The APTIP model pictured below has been demonstrated to increase access to and accelerate learning in Kentucky math, science and English (MSE) courses, particularly with under- represented populations.

A4KY puts focuses on:

  1. Open Enrollment by working to expand the college-going culture in its schools,
  2. Student/Recruitment/ Counseling by expanding community engagement and family outreach, and
  3. Rigorous Content-Focused Teacher Training by training 100% of middle and high school Pre-AP teachers through NMSI by year three.

Service Impact

i3 serves 4,159 students in 6th-12th grades in three southeastern Kentucky counties: Clay County, Jackson County and Knox County. The program also provides training for more than 130 middle and high school teachers in the service region.

Ryan and student

One conversation changes an outcome

Even students with the innate ability to do well need a reminder that studying will get them where they want to go. Gina was struggling in her high school Advanced Placement anatomy class. She talked with the Neighborhood achievement counselor about the problem and they reviewed information for her upcoming test.

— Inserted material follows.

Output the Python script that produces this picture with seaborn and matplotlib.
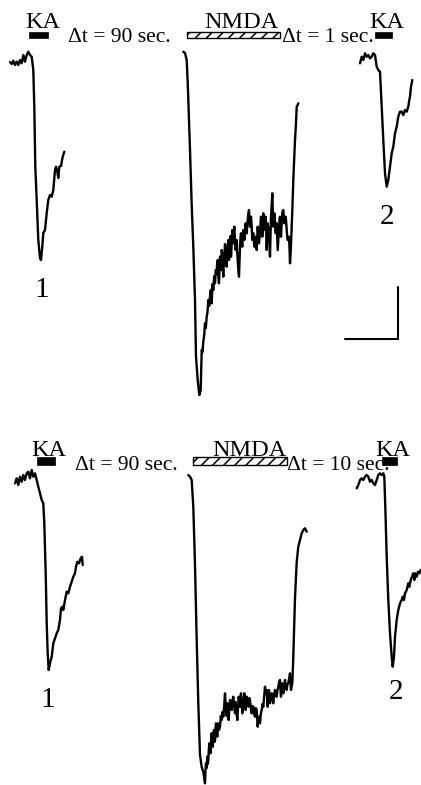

The counselor went beyond the review to suggest study techniques Gina could use. They made up a silly, but effective, acrostic to remember arteries of the heart. That encouraged Gina to research other study methods and apply the ones she felt would help her the most.

After her test, Gina returned to the counselor to report her progress. She scored more than 30 points higher than she averaged on other tests. That prompted her to say, “Studying does help!”